From the very first line of the data to the line containing "const P_VALUES = ['P", retype everything exactly, leaving the pictures behind.

★ ★ ★ ★

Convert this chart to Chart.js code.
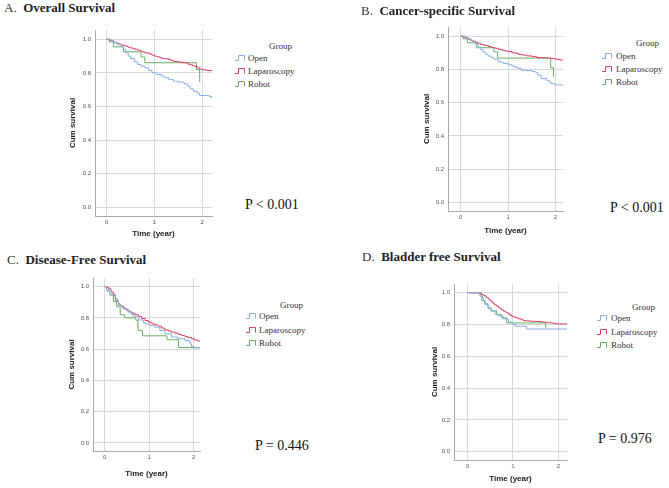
<!DOCTYPE html>
<html>
<head>
<meta charset="utf-8">
<script src="https://cdn.jsdelivr.net/npm/chart.js@4.4.1/dist/chart.umd.min.js"></script>
<style>
  body { margin: 0; background: #fff; }
  #page { position: relative; width: 669px; height: 488px; overflow: hidden; font-family: 'Liberation Serif', 'Times New Roman', serif; color: #222; }
  .box { position: absolute; }
  .txt { position: absolute; white-space: nowrap; }
  .ttl { font-size: 13px; line-height: 16px; color: #333; }
  .ttl b { color: #222; }
  .leg { font-size: 9px; line-height: 12px; color: #333; }
  .pval { font-size: 14px; line-height: 18px; color: #111; }
</style>
</head>
<body>
<div id="page"></div>
<script>
// ========== DATA ==========
const GROUPS = ['Open', 'Laparoscopy', 'Robot'];
const X_TICKS = [0, 1, 2];
const Y_TICKS = [0, 0.2, 0.4, 0.6, 0.8, 1.0];
const TITLES = [['A.', 'Overall Survival'], ['B.', 'Cancer-specific Survival'], ['C.', 'Disease-Free Survival'], ['D.', 'Bladder free Survival']];
const P_VALUES = ['P < 0.001', 'P < 0.001', 'P = 0.446', 'P = 0.976'];

// A. Overall survival  [time (year), cum survival]
const A_open = [[0,1],[0.08,0.99],[0.15,0.98],[0.22,0.97],[0.3,0.955],[0.35,0.94],[0.4,0.92],[0.45,0.9],[0.5,0.885],[0.58,0.865],[0.65,0.85],[0.72,0.84],[0.8,0.83],[0.88,0.815],[0.95,0.8],[1.05,0.79],[1.15,0.78],[1.22,0.77],[1.3,0.76],[1.4,0.75],[1.5,0.745],[1.62,0.735],[1.7,0.72],[1.75,0.705],[1.82,0.69],[1.9,0.68],[1.95,0.665],[2.15,0.66],[2.2,0.65]];
const A_lap = [[0,1],[0.05,0.995],[0.1,0.99],[0.15,0.982],[0.2,0.976],[0.25,0.972],[0.3,0.966],[0.35,0.962],[0.4,0.958],[0.45,0.952],[0.5,0.948],[0.55,0.944],[0.6,0.94],[0.65,0.935],[0.7,0.93],[0.75,0.924],[0.8,0.918],[0.9,0.912],[0.95,0.906],[1.0,0.9],[1.05,0.896],[1.1,0.892],[1.15,0.886],[1.2,0.884],[1.3,0.88],[1.35,0.874],[1.4,0.868],[1.5,0.864],[1.6,0.86],[1.7,0.852],[1.75,0.848],[1.8,0.842],[1.85,0.838],[1.9,0.83],[1.95,0.822],[2.0,0.818],[2.1,0.814],[2.2,0.81]];
const A_robot = [[0,1],[0.05,0.985],[0.14,0.955],[0.35,0.925],[0.72,0.895],[0.8,0.86],[1.88,0.82],[1.95,0.745]];

// B. Cancer-specific survival
const B_open = [[0,1],[0.1,0.99],[0.15,0.984],[0.22,0.975],[0.26,0.964],[0.32,0.95],[0.37,0.934],[0.42,0.92],[0.47,0.904],[0.53,0.89],[0.58,0.88],[0.65,0.87],[0.7,0.862],[0.79,0.848],[0.85,0.842],[0.9,0.836],[1.0,0.828],[1.08,0.82],[1.15,0.812],[1.22,0.805],[1.28,0.794],[1.5,0.788],[1.58,0.782],[1.63,0.765],[1.7,0.745],[1.81,0.734],[1.88,0.72],[1.92,0.714],[1.99,0.706],[2.2,0.706]];
const B_lap = [[0,1],[0.05,0.995],[0.1,0.99],[0.15,0.982],[0.2,0.975],[0.25,0.97],[0.3,0.964],[0.35,0.958],[0.42,0.95],[0.5,0.943],[0.58,0.938],[0.65,0.932],[0.72,0.927],[0.8,0.92],[0.88,0.915],[0.95,0.91],[1.0,0.907],[1.08,0.9],[1.15,0.897],[1.22,0.89],[1.3,0.886],[1.4,0.881],[1.5,0.877],[1.6,0.872],[1.7,0.87],[1.8,0.868],[1.9,0.866],[1.98,0.862],[2.05,0.86],[2.1,0.857],[2.2,0.855]];
const B_robot = [[0,1],[0.05,0.984],[0.14,0.96],[0.33,0.93],[0.7,0.905],[0.78,0.868],[1.9,0.81],[1.96,0.755]];

// C. Disease-free survival
const C_open = [[0,1],[0.05,0.985],[0.09,0.974],[0.16,0.953],[0.24,0.91],[0.31,0.879],[0.42,0.857],[0.53,0.836],[0.6,0.822],[0.65,0.81],[0.76,0.787],[0.87,0.768],[0.92,0.76],[1.02,0.751],[1.13,0.74],[1.24,0.719],[1.35,0.698],[1.5,0.677],[1.65,0.666],[1.8,0.655],[1.91,0.634],[1.95,0.617],[2.0,0.608],[2.14,0.606]];
const C_lap = [[0,1],[0.04,0.995],[0.09,0.989],[0.13,0.978],[0.16,0.964],[0.2,0.945],[0.24,0.921],[0.28,0.905],[0.31,0.889],[0.35,0.878],[0.39,0.868],[0.45,0.857],[0.5,0.847],[0.55,0.838],[0.61,0.83],[0.68,0.82],[0.76,0.809],[0.83,0.796],[0.91,0.783],[0.98,0.772],[1.06,0.762],[1.13,0.755],[1.2,0.747],[1.28,0.735],[1.35,0.723],[1.43,0.716],[1.5,0.709],[1.58,0.702],[1.65,0.694],[1.72,0.688],[1.8,0.681],[1.87,0.674],[1.95,0.666],[2.02,0.658],[2.1,0.651],[2.14,0.648]];
const C_robot = [[0,1],[0.05,0.972],[0.12,0.945],[0.2,0.905],[0.27,0.87],[0.35,0.82],[0.45,0.8],[0.7,0.785],[0.75,0.72],[0.85,0.685],[1.4,0.66],[1.66,0.61],[2.14,0.61]];

// D. Bladder free survival
const D_open = [[0,1],[0.27,0.98],[0.31,0.95],[0.38,0.925],[0.45,0.9],[0.52,0.885],[0.6,0.865],[0.68,0.855],[0.78,0.835],[0.9,0.815],[1.0,0.8],[1.05,0.79],[1.3,0.772],[2.2,0.772]];
const D_lap = [[0,1],[0.2,0.998],[0.27,0.994],[0.31,0.988],[0.35,0.983],[0.39,0.975],[0.42,0.968],[0.46,0.96],[0.49,0.952],[0.53,0.94],[0.57,0.93],[0.6,0.923],[0.64,0.916],[0.68,0.908],[0.71,0.9],[0.75,0.892],[0.79,0.884],[0.83,0.879],[0.86,0.874],[0.9,0.866],[0.93,0.859],[0.97,0.853],[1.0,0.848],[1.06,0.842],[1.12,0.836],[1.18,0.83],[1.23,0.825],[1.3,0.823],[1.37,0.821],[1.45,0.82],[1.52,0.819],[1.6,0.817],[1.67,0.815],[1.75,0.812],[1.82,0.81],[1.9,0.806],[1.96,0.804],[2.2,0.802]];
const D_robot = [[0,1],[0.3,0.975],[0.34,0.95],[0.38,0.93],[0.45,0.905],[0.52,0.885],[0.64,0.862],[0.75,0.842],[0.86,0.81],[1.72,0.78]];

// ========== STYLE / LAYOUT ==========
const GROUP_COLORS = ['#86aee6', '#dc3e62', '#68ad63'];
const GRID = '#d9d9d9', AXIS = '#a9a9a9';
const Y_RANGE = [-0.052, 1.055];

// area = chart area [left, top, right, bottom] in page px
const PANELS = [
    { series: [A_open, A_lap, A_robot], area: [95, 30, 212, 216], x: [-0.245, 2.208], yTitleX: 73, xTitleY: 234,
      title: [4, 8], leg: { sym: 235, txt: 248, groupR: 292, groupY: 46, rows: [58, 71, 84] }, p: [245, 205] },
    { series: [B_open, B_lap, B_robot], area: [448, 27, 563, 211], x: [-0.269, 2.16], yTitleX: 427, xTitleY: 231,
      title: [361, 11], leg: { sym: 602, txt: 616, groupR: 659, groupY: 43, rows: [56, 69, 82] }, p: [610, 208] },
    { series: [C_open, C_lap, C_robot], area: [93, 278, 200, 451], x: [-0.26, 2.14], yTitleX: 72, xTitleY: 474,
      title: [7, 260], leg: { sym: 246, txt: 259, groupR: 303, groupY: 305, rows: [316, 330, 343] }, p: [255, 446] },
    { series: [D_open, D_lap, D_robot], area: [454, 284, 567, 460], x: [-0.3, 2.19], yTitleX: 435, xTitleY: 479,
      title: [362, 257], leg: { sym: 597, txt: 611, groupR: 655, groupY: 307, rows: [318, 332, 345] }, p: [598, 439] }
];

const page = document.getElementById('page');

function addText(cls, html, left, cy, lh, alignRight) {
    const el = document.createElement('div');
    el.className = 'txt ' + cls;
    el.innerHTML = html;
    el.style.top = (cy - lh / 2) + 'px';
    if (alignRight) el.style.right = (669 - left) + 'px';
    else el.style.left = left + 'px';
    page.appendChild(el);
    return el;
}

function addSymbol(x, cy, color) {
    const ns = 'http://www.w3.org/2000/svg';
    const svg = document.createElementNS(ns, 'svg');
    svg.setAttribute('width', 11); svg.setAttribute('height', 8);
    svg.style.position = 'absolute';
    svg.style.left = x + 'px'; svg.style.top = (cy - 4) + 'px';
    const path = document.createElementNS(ns, 'path');
    path.setAttribute('d', 'M0 6.5 H3.5 V1.5 H9.5 V6.5');
    path.setAttribute('fill', 'none');
    path.setAttribute('stroke', color);
    path.setAttribute('stroke-width', 1);
    svg.appendChild(path);
    page.appendChild(svg);
}

function makePanel(cfg, idx) {
    const [l, t, r, b] = cfg.area;
    const padL = 40, padT = 10, padR = 8, padB = 34;
    const w = r - l + padL + padR, h = b - t + padT + padB;
    const box = document.createElement('div');
    box.className = 'box';
    box.style.left = (l - padL) + 'px';
    box.style.top = (t - padT) + 'px';
    box.style.width = w + 'px';
    box.style.height = h + 'px';
    const cv = document.createElement('canvas');
    cv.width = w; cv.height = h;
    box.appendChild(cv);
    page.appendChild(box);

    const tickFont = { family: "'Liberation Sans', Arial, sans-serif", size: 6 };
    const titleFont = { family: "'Liberation Sans', Arial, sans-serif", size: 8, weight: 'bold', lineHeight: 1.2 };

    new Chart(cv, {
        type: 'line',
        data: {
            datasets: cfg.series.map((s, i) => ({
                label: GROUPS[i],
                data: s.map(([x, y]) => ({ x, y })),
                borderColor: GROUP_COLORS[i],
                borderWidth: 1,
                stepped: true,
                pointRadius: 0,
                fill: false
            }))
        },
        options: {
            responsive: false,
            animation: false,
            events: [],
            layout: { padding: { left: 0, top: padT, right: padR, bottom: 0 } },
            plugins: { legend: { display: false }, tooltip: { enabled: false } },
            scales: {
                x: {
                    type: 'linear', min: cfg.x[0], max: cfg.x[1],
                    afterBuildTicks: s => { s.ticks = X_TICKS.map(v => ({ value: v })); },
                    afterFit: s => { s.height = padB; },
                    grid: { color: GRID, lineWidth: 1, drawTicks: false },
                    border: { color: AXIS, width: 1 },
                    ticks: { padding: 3, font: tickFont, color: '#555', maxRotation: 0, callback: v => String(v) },
                    title: { display: true, text: 'Time (year)', font: titleFont, color: '#222',
                             padding: { top: 0, bottom: b + padB - 4.8 - cfg.xTitleY } }
                },
                y: {
                    type: 'linear', min: Y_RANGE[0], max: Y_RANGE[1],
                    afterBuildTicks: s => { s.ticks = Y_TICKS.map(v => ({ value: v })); },
                    afterFit: s => { s.width = padL; },
                    grid: { color: GRID, lineWidth: 1, drawTicks: false },
                    border: { color: AXIS, width: 1 },
                    ticks: { padding: 4, font: tickFont, color: '#555', callback: v => v.toFixed(1) },
                    title: { display: true, text: 'Cum survival', font: titleFont, color: '#222',
                             padding: { top: cfg.yTitleX - (l - padL) - 4.8, bottom: 0 } }
                }
            }
        }
    });

    // panel heading, legend and p value
    const [letter, name] = TITLES[idx];
    addText('ttl', letter + '&nbsp; <b>' + name + '</b>', cfg.title[0], cfg.title[1], 16);
    addText('leg', 'Group', cfg.leg.groupR, cfg.leg.groupY, 12, true);
    GROUPS.forEach((g, i) => {
        addSymbol(cfg.leg.sym, cfg.leg.rows[i], GROUP_COLORS[i]);
        addText('leg', g, cfg.leg.txt, cfg.leg.rows[i], 12);
    });
    addText('pval', P_VALUES[idx], cfg.p[0], cfg.p[1], 18);
}

PANELS.forEach(makePanel);
</script>
</body>
</html>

★ ★ ★ ★

- _Problem solution_:
Convert this chart to Chart.js code.
<!DOCTYPE html>
<html>
<head>
<meta charset="utf-8">
<script src="https://cdn.jsdelivr.net/npm/chart.js@4.4.1/dist/chart.umd.min.js"></script>
<style>
  body { margin: 0; background: #fff; }
  #page { position: relative; width: 669px; height: 488px; overflow: hidden; font-family: 'Liberation Serif', 'Times New Roman', serif; color: #222; }
  .box { position: absolute; }
  .txt { position: absolute; white-space: nowrap; }
  .ttl { font-size: 13px; line-height: 16px; color: #333; }
  .ttl b { color: #222; }
  .leg { font-size: 9px; line-height: 12px; color: #333; }
  .pval { font-size: 14px; line-height: 18px; color: #111; }
</style>
</head>
<body>
<div id="page"></div>
<script>
// ========== DATA ==========
const GROUPS = ['Open', 'Laparoscopy', 'Robot'];
const X_TICKS = [0, 1, 2];
const Y_TICKS = [0, 0.2, 0.4, 0.6, 0.8, 1.0];
const TITLES = [['A.', 'Overall Survival'], ['B.', 'Cancer-specific Survival'], ['C.', 'Disease-Free Survival'], ['D.', 'Bladder free Survival']];
const P_VALUES = ['P < 0.001', 'P < 0.001', 'P = 0.446', 'P = 0.976'];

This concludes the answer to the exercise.